Realpolitische Zwänge sind stärker als das Wunschdenken
Doch schon jetzt steht der Kanzler wegen seiner Aussage politisch stark unter Druck. Der Vorsitzende der deutsch-ukrainischen Parlamentariergruppe, Robin Wagner von den Grünen, kritisierte die Pläne scharf. Er sprach von einem innenpolitischen Reflex, der dem Ernst der Lage nicht angemessen sei. «Man hat den Eindruck, dass es darum geht, Frieden und Freiheit zu opfern, dafür aber schuldenfrei zu bleiben.» Die Zeitung berichtete, dass schon jetzt ein Flugabwehrsystem des Typs IRIS-T, das die Industrie nach der Bombardierung einer Kinderklinik in Kiew angeboten habe, nicht mehr geliefert worden sei, weil die Bundesregierung es nicht habe finanzieren wollen. Es ist fraglich, ob derartige Nachrichten die Popularität des Kanzlers und seiner Partei bei der Gesamtbevölkerung steigern.
Leider bleiben die Geschäftsaussichten der Rüstungsunternehmen auf absehbare Zeit ausserordentlich gut. Der Auftragsbestand bei Rheinmetall ist auf das Fünffache des Jahresumsatzes angewachsen, wie The Market Mitte April in einer Analyse des Unternehmens zeigte. Aussichtsreich scheinen auch die Aktien von Hensoldt sowie Renk, wie die Analyse von Anfang August feststellte. An den Empfehlungen für die Aktien halten wir fest.

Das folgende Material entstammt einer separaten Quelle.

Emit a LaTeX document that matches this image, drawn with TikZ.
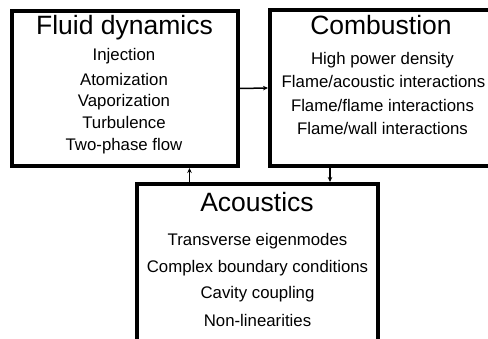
\documentclass[tikz,border=0pt]{standalone}
\usepackage{fontspec}
\setmainfont{Liberation Sans}
\usetikzlibrary{arrows.meta}
\begin{document}
\begin{tikzpicture}[x=1pt,y=-1pt,
  box/.style={draw=black,line width=4pt,rectangle,inner sep=0pt,fill=white},
  head/.style={anchor=base,inner sep=0pt,font=\fontsize{26.5}{26.5}\selectfont},
  item/.style={anchor=base,inner sep=0pt,font=\fontsize{16.8}{16.8}\selectfont},
  link/.style={line width=1.5pt,-{Stealth[length=5pt,width=4.5pt]}}]
\useasboundingbox (0,0) rectangle (488,339);
\clip (0,0) rectangle (488,339);
\fill[white] (0,0) rectangle (488,339);
% boxes
\node[box,minimum width=225.5pt,minimum height=155pt] (fluid) at (124.75,88.5) {};
\node[box,minimum width=250pt,minimum height=156pt] (comb) at (395,88) {};
\node[box,minimum width=241pt,minimum height=170pt] (acou) at (257.5,269) {};
% texts
\node[head] (fh) at (124.5,35) {Fluid dynamics};
\node[item] (f1) at (124,61) {Injection};
\node[item] (f2) at (124,86) {Atomization};
\node[item] (f3) at (124,107) {Vaporization};
\node[item] (f4) at (124,129) {Turbulence};
\node[item] (f5) at (124,150.5) {Two-phase flow};
\node[head] (ch) at (381,35) {Combustion};
\node[item] (c1) at (382.5,65) {High power density};
\node[item] (c2) at (383.5,87.5) {Flame/acoustic interactions};
\node[item] (c3) at (382.5,111.5) {Flame/flame interactions};
\node[item] (c4) at (382.5,135) {Flame/wall interactions};
\node[head] (ah) at (257,212) {Acoustics};
\node[item] (a1) at (257.5,246) {Transverse eigenmodes};
\node[item] (a2) at (257.5,273) {Complex boundary conditions};
\node[item] (a3) at (257.5,299) {Cavity coupling};
\node[item] (a4) at (257.5,327) {Non-linearities};
% connectors
\coordinate (upx) at (189.5,0);
\coordinate (dnx) at (330,0);
\draw[link] (fluid.east) -- (comb.west);
\draw[link] (acou.north -| upx) -- (fluid.south -| upx);
\draw[link] (comb.south -| dnx) -- (acou.north -| dnx);
\end{tikzpicture}
\end{document}
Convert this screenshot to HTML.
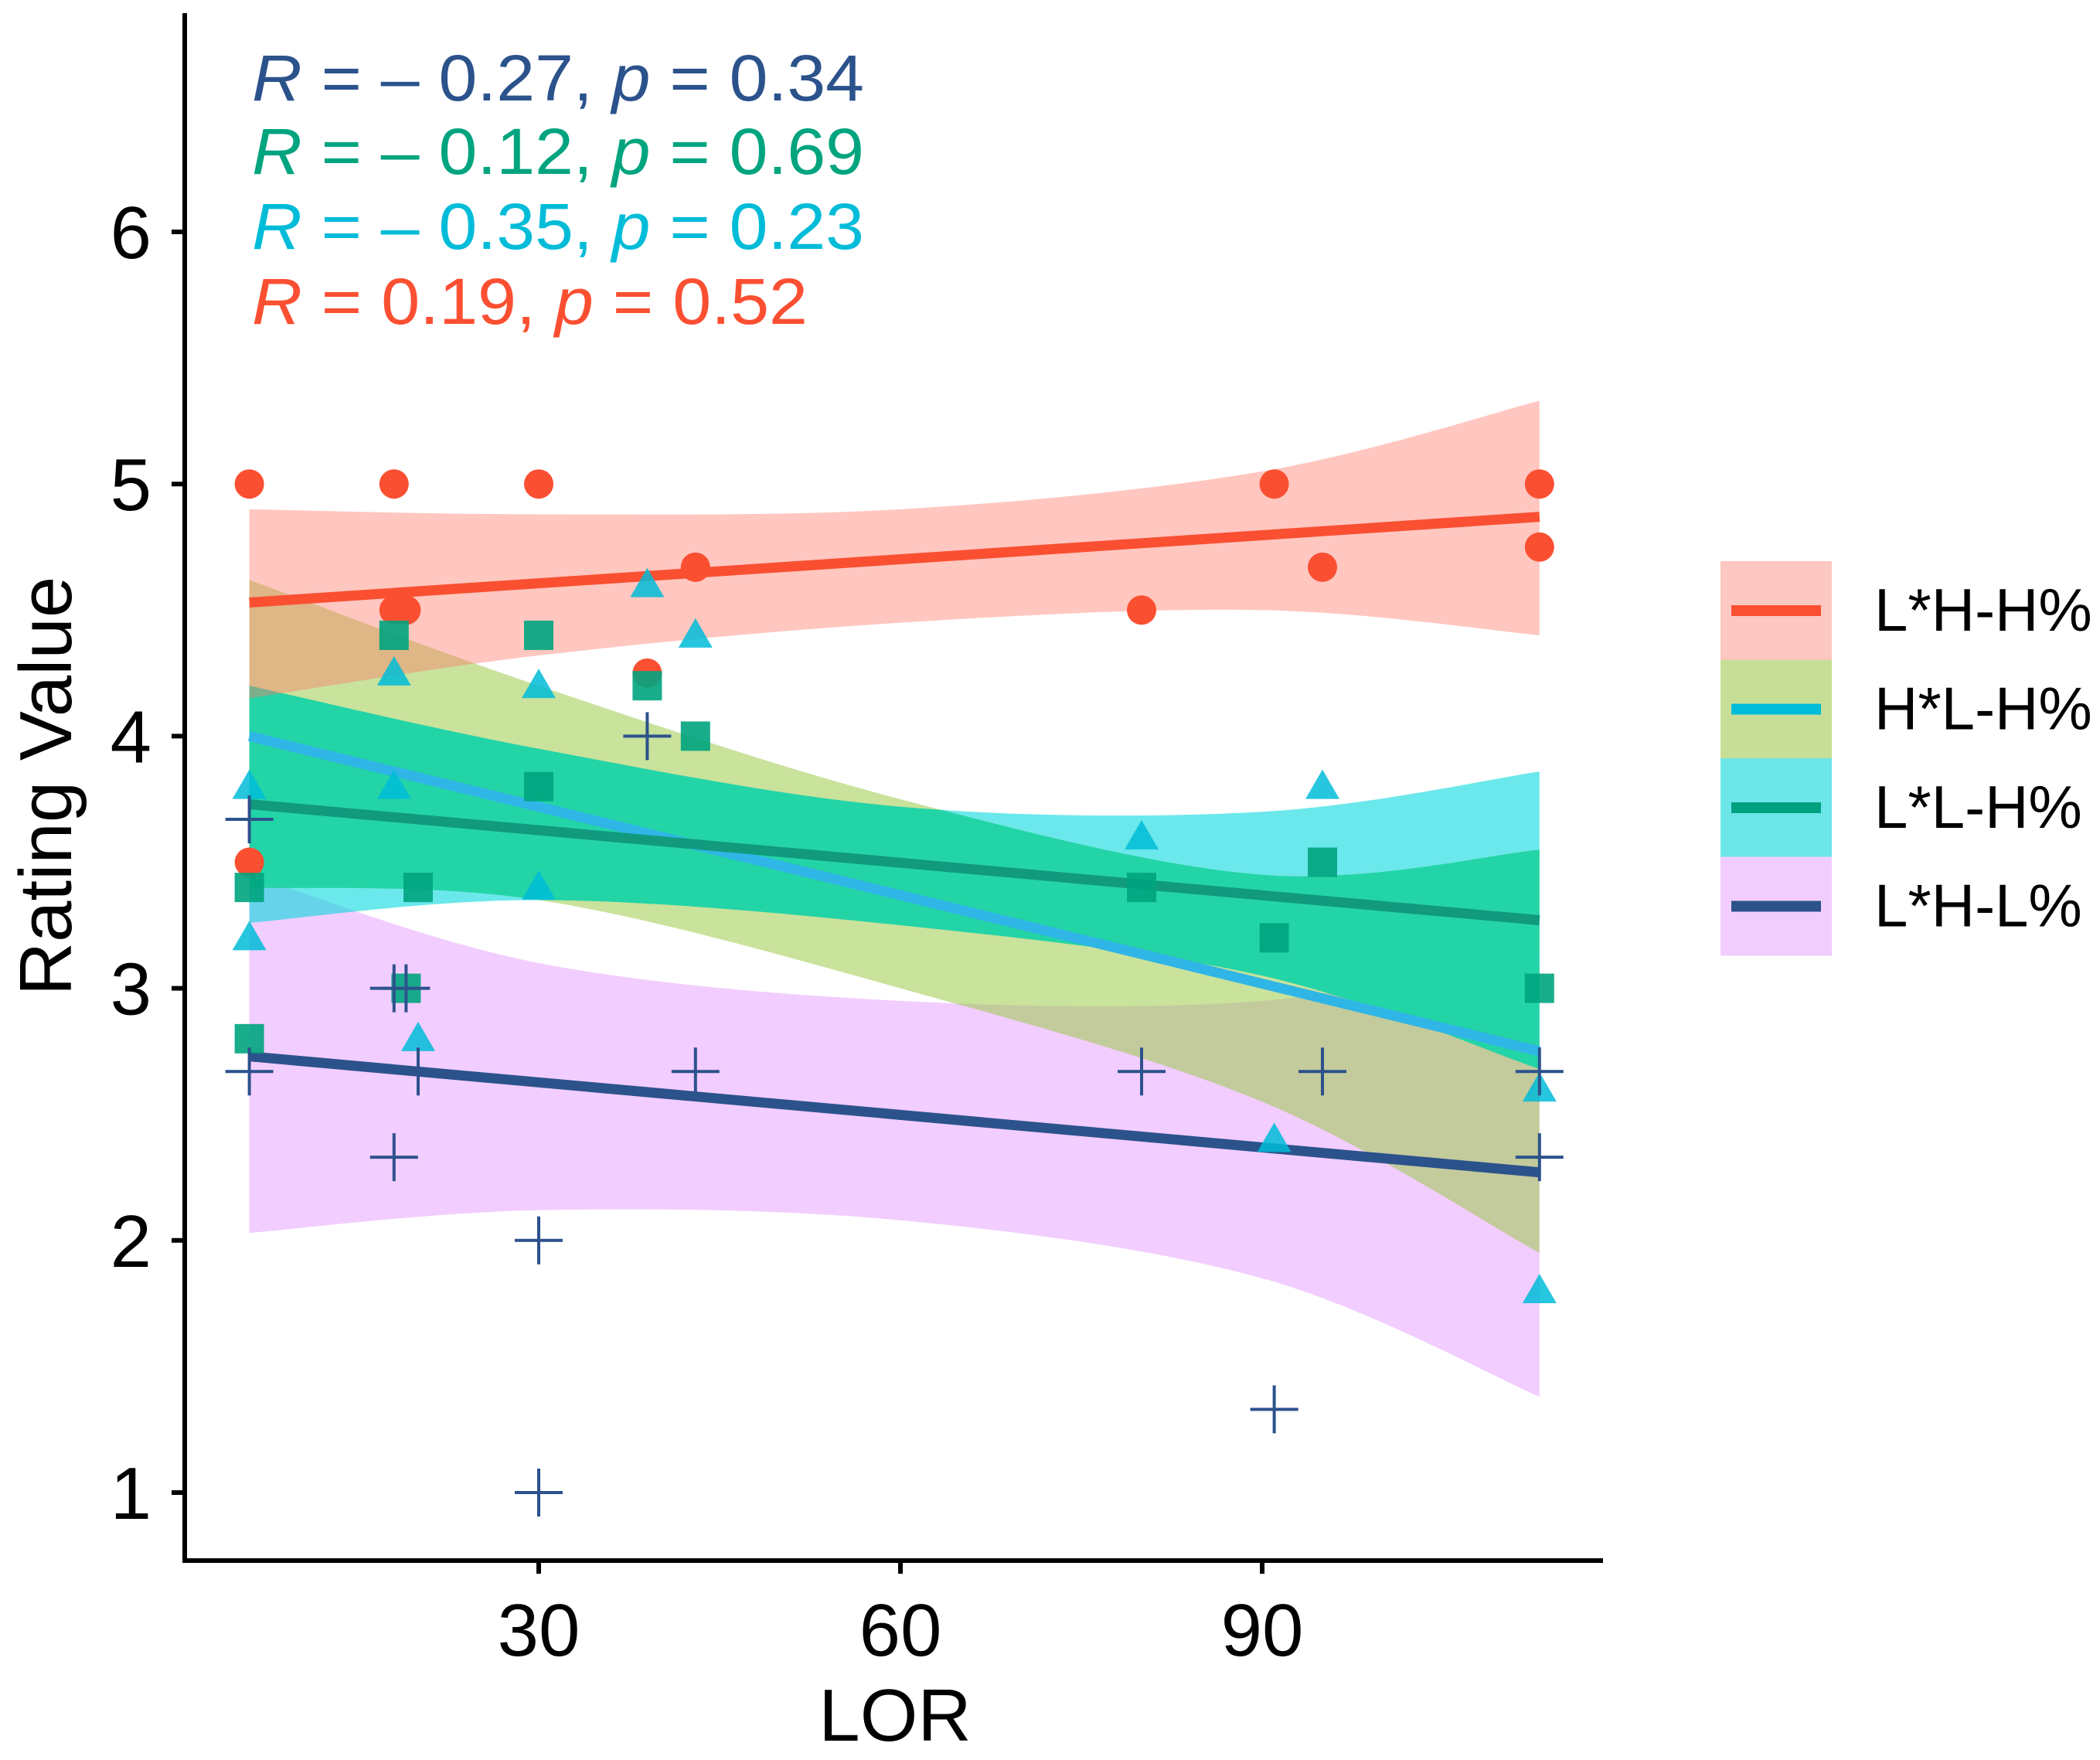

Die Sicherheitslage in Europa und dem Nahen Osten erlaubt keine Einsparungen bei den Verteidigungsausgaben. Stattdessen müssen viele Staaten mehr in das Militär investieren als in den zurückliegenden Jahrzehnten, allen voran Deutschland, das seine Streitkräfte arg vernachlässigt hat. Bundeskanzler Scholz und auch seine Nachfolger werden sich dieser Realität stellen müssen. Daher sind Rückschläge wie die Kursverluste vom Montag für langfristige Anleger eine Einstiegsgelegenheit in die Branche.